Teacher, Try Me No.6: Teaching the Concept of Masculinity in Macbeth to the More Able

For the last week or so, I’ve been looking at honing students’ ability to have their own personal and critical stance on the themes in Macbeth. 

I’m fortunate enough to work in a school where students actively seek out revision guides and additional materials which support them in improving their knowledge of the text, but when it comes to essay writing, they are in danger of regurgitating pages and pages of other people’s views that they’ve almost committed to memory- I’ve found more recently that students end up having prepared an answer to a question that they haven’t been asked.

I’m trying hard to get the students to think for themselves about the play, to have a critical opinion/ a ‘gut’ feeling about characters and the presentation of certain themes within the play. 

This week with Year 10, we’ve been looking at ideas of masculinity in the play. I’ve really enjoying taking the time to ‘deep dive’ (to coin a phrase!) into one of the play’s thematic concerns. When preparing for the lessons,I had found this really interesting post-graduate essay written by a student in  Cairo. Whilst most of the essay wasn’t really appropriate for able Year 10s (as it was a complex psychoanalytical reading of the play), the opening chapter on masculinity in the play was particularly useful. This covered ideas of the environment being a place that valued ‘justified’ brutality and the extent to which Macbeth could be considered a victim.

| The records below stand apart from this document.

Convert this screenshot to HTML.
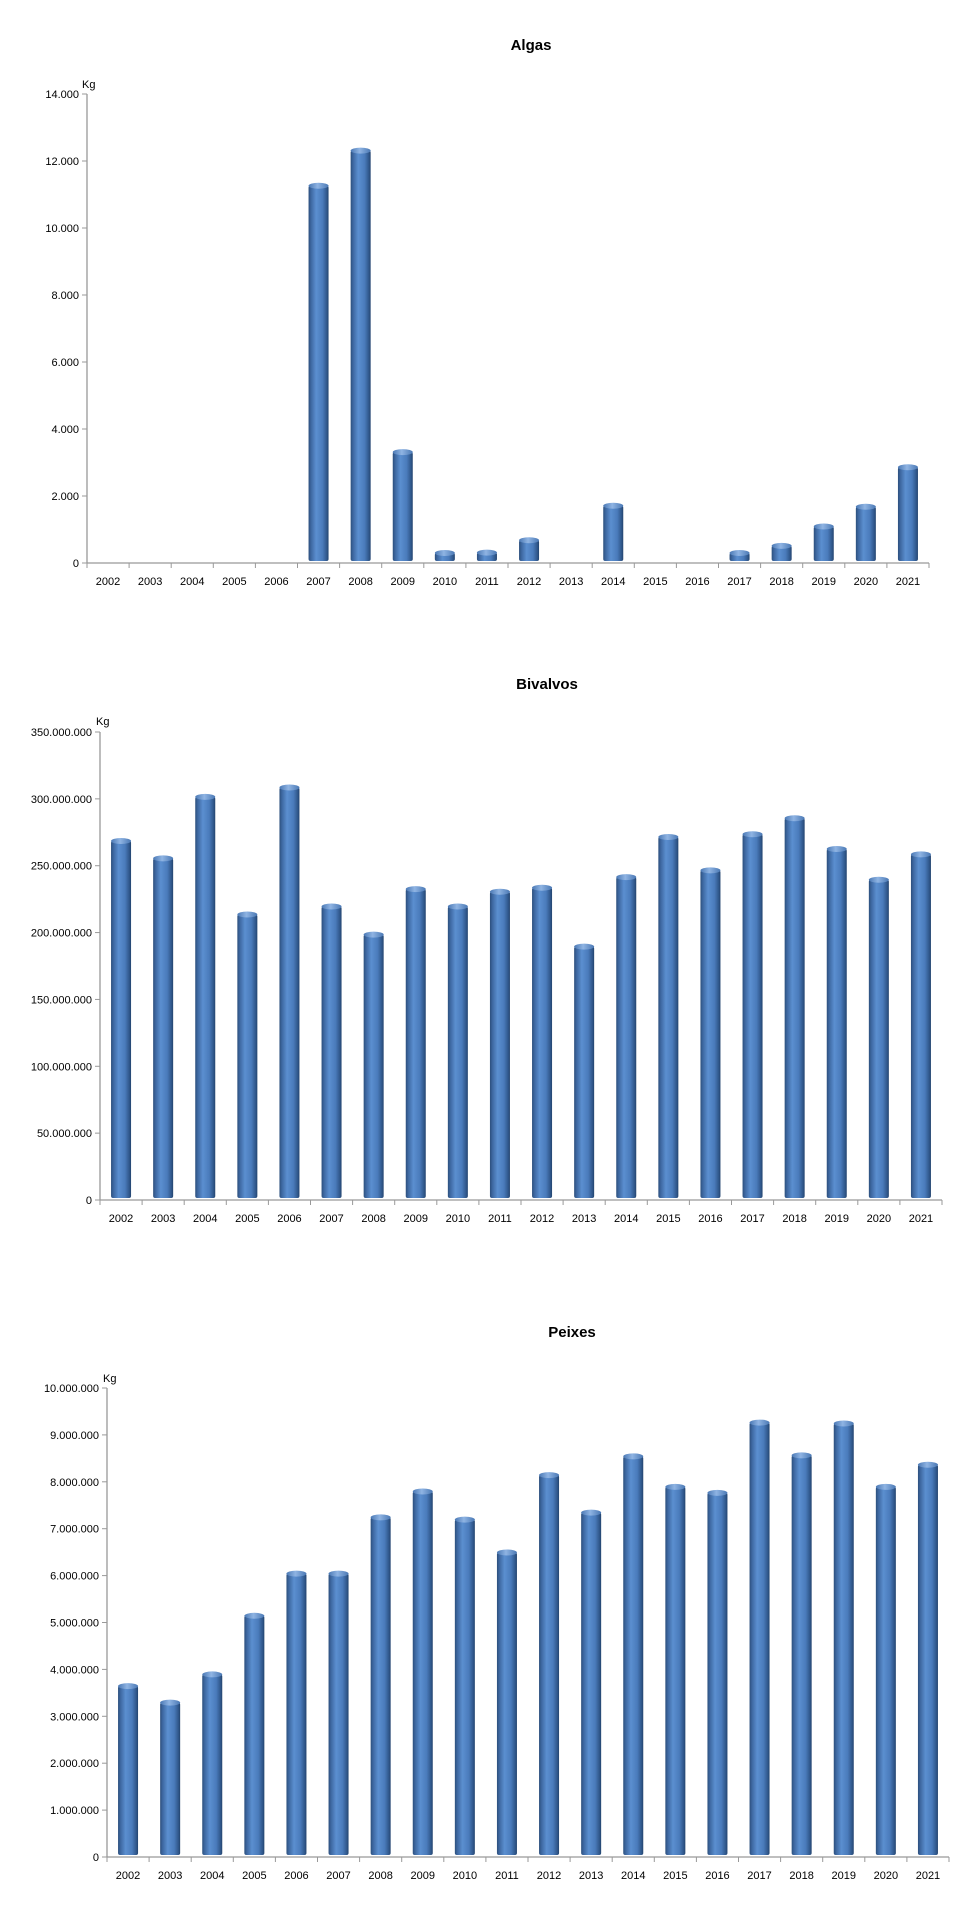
<!DOCTYPE html>
<html><head><meta charset="utf-8"><style>
html,body{margin:0;padding:0;background:#fff;}
svg{display:block;font-family:"Liberation Sans",sans-serif;}
</style></head><body>
<svg id="s" width="979" height="1909" xmlns="http://www.w3.org/2000/svg">
<defs>
<linearGradient id="g" x1="0" x2="1" y1="0" y2="0">
<stop offset="0" stop-color="#2c4f7c"/>
<stop offset="0.12" stop-color="#3d67a0"/>
<stop offset="0.38" stop-color="#5b8fd0"/>
<stop offset="0.7" stop-color="#4a7bbb"/>
<stop offset="0.92" stop-color="#2f5689"/>
<stop offset="1" stop-color="#23436d"/>
</linearGradient>
<linearGradient id="t" x1="0" x2="1" y1="0" y2="0">
<stop offset="0" stop-color="#4a78b4"/>
<stop offset="0.45" stop-color="#8fb4e3"/>
<stop offset="1" stop-color="#4a78b4"/>
</linearGradient>
</defs>
</svg>
<script>
var s=document.getElementById('s'),NS='http://www.w3.org/2000/svg';
function el(n,a,txt){var e=document.createElementNS(NS,n);for(var k in a)e.setAttribute(k,a[k]);if(txt!=null)e.textContent=txt;s.appendChild(e);return e;}
function fmt(v){return v.toString().replace(/\B(?=(\d{3})+(?!\d))/g,'.');}
function chart(c){
 var x0=c.x0,x1=c.x1,y0=c.y0,yt=c.yt,cw=(x1-x0)/20;
 el('text',{x:c.tx,y:c.ty,'font-size':15,'font-weight':'bold','text-anchor':'middle',fill:'#000'},c.title);
 el('text',{x:c.kx,y:c.ky,'font-size':11,fill:'#000'},'Kg');
 el('line',{x1:x0,y1:yt,x2:x0,y2:y0,stroke:'#999','stroke-width':1.3});
 el('line',{x1:x0,y1:y0,x2:x1,y2:y0,stroke:'#999','stroke-width':1.3});
 for(var i=0;i<=c.n;i++){var v=c.step*i,y=y0-(y0-yt)*i/c.n;
  el('line',{x1:x0-5,y1:y,x2:x0,y2:y,stroke:'#999'});
  el('text',{x:x0-8,y:y+4,'font-size':11,'text-anchor':'end',fill:'#000'},fmt(v));}
 for(var j=0;j<=20;j++){var x=x0+cw*j;el('line',{x1:x,y1:y0,x2:x,y2:y0+5,stroke:'#999'});}
 for(var j=0;j<20;j++){var cx=x0+cw*(j+0.5);
  el('text',{x:cx,y:c.ly,'font-size':11,'text-anchor':'middle',fill:'#000'},2002+j);
  var v=c.vals[j];if(!v)continue;
  var h=(y0-yt)*v/(c.step*c.n),bw=20,bx=cx-bw/2,top=y0-2-h;
  if(h<8){top=y0-10;}
  el('rect',{x:bx,y:top,width:bw,height:y0-2-top,fill:'url(#g)',rx:2});
  el('ellipse',{cx:cx,cy:top,rx:bw/2,ry:3,fill:'url(#t)'});
 }
}
chart({title:'Algas',tx:531,ty:50,kx:82,ky:88,x0:87,x1:929,y0:563,yt:94,n:7,step:2000,ly:585,
 vals:[0,0,0,0,0,11200,12250,3250,200,250,620,0,1650,0,0,130,450,1030,1620,2800]});
chart({title:'Bivalvos',tx:547,ty:689,kx:96,ky:725,x0:100,x1:942,y0:1200,yt:732,n:7,step:50000000,ly:1222,
 vals:[267,254,300,212,307,218,197,231,218,229,232,188,240,270,245,272,284,261,238,257].map(function(v){return v*1e6;})});
chart({title:'Peixes',tx:572,ty:1337,kx:103,ky:1382,x0:107,x1:949,y0:1857,yt:1388,n:10,step:1000000,ly:1879,
 vals:[3.6,3.25,3.85,5.1,6.0,6.0,7.2,7.75,7.15,6.45,8.1,7.3,8.5,7.85,7.72,9.22,8.52,9.2,7.85,8.32].map(function(v){return v*1e6;})});
</script>
</body></html>
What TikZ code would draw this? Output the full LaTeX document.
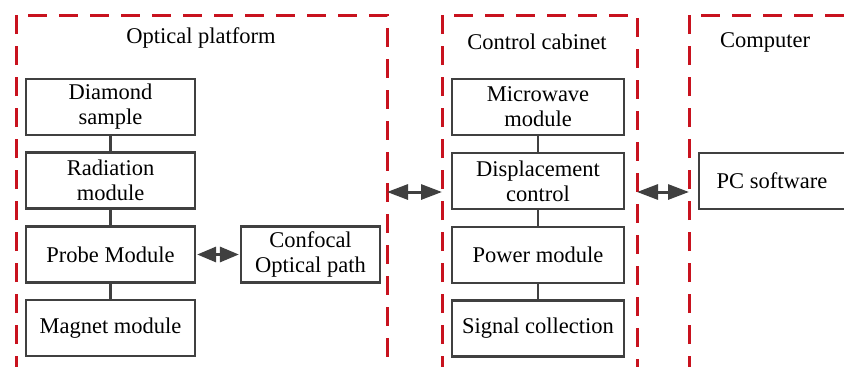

This particular line made for some very interesting discussion, especially in terms of Shakespeare’s intentions. Once they had had some time to think, we started a class discussion, using the ‘Agree, Build, Challenge’ method (more on Visible Thinking here…).

The students did tend to side with the view that ideas of masculinity and femininity were confused by the play, which again led to some interesting interpretations of Macbeth’s actions when his masculinity or control of a situation is brought into question. 

After a deeper investigation into some of the key scenes that displayed aspects of masculinity (the opening scenes and Act 1 Sc 5, 6 and 7), I asked students to step back from the play and consider the theme again, but this time structurally. ‘What happens,where? Are there patterns to Macbeth’s behaviour? Why now?’ 

This time, they were asked the question, ‘ If you could draw masculinity in Macbeth, what would it look like?’

This question forces students to consider the purpose and value of the theme within the play, especially in relation to other themes.

One student said she would draw a dagger, as she thought the play showed that violence was synonymous with bravery/ masculinity- the follow-up question was ‘ Ok, so where would ambition be placed on that drawing?’

In speaking in quite an abstract way about the themes in the text, students were able to gain a clearer sense of the way that the themes are both interconnected and interdependent. 

After this, I asked students to consolidate their thinking by sketchnoting the theme itself. Some of their ideas and thoughts showed evidence of a personal engagement with the theme.

This idea of a ‘Why Macbeth kills potion’ is really interesting view in terms of the range of factors influencing Macbeth’s behaviour.
This student had a really interesting idea of how Macbeth acts violently in order to seek validation from Lady Macbeth, to the extent where he proves his masculinity by ordering further murders without involving her.

It was now time to start getting the students to be able to articulate clearly what they thought about the function of masculinity in the play. I was really pleased with this particular response, which had utilised a new thesis generator (free to download under the image!) to support the creation of their thesis statements (I have loosely based this on a document I had picked up some years ago, but I can’t remember where, so thank you for the source, whoever you are!)

You can download this (for free!) below

I’ve been really pleased with their initial efforts. This one was shared with the class:

Next, we are going to look at how to plan their thinking over the course of the full essay. I’ll update soon with how we are approaching planning.

Hopefully these ideas have been of some use, I’ve certainly found these strategies useful in helping to break free from the stock Macbeth response and has made their writing and thinking much more focused. 

Enjoy the challenge! 

UPDATE: In October, it seems that the slow planning and slow thinking about concepts in the play have really started to pay off. Students are now in the habit of questioning and delving deeper into Macbeth’s thinking and the construction of the play as a whole. This example really highlights the improvements in the students’ work:

The second paragraph , exploring the range of meanings behind Macbeth’s hallucination shows evidence of critical thought.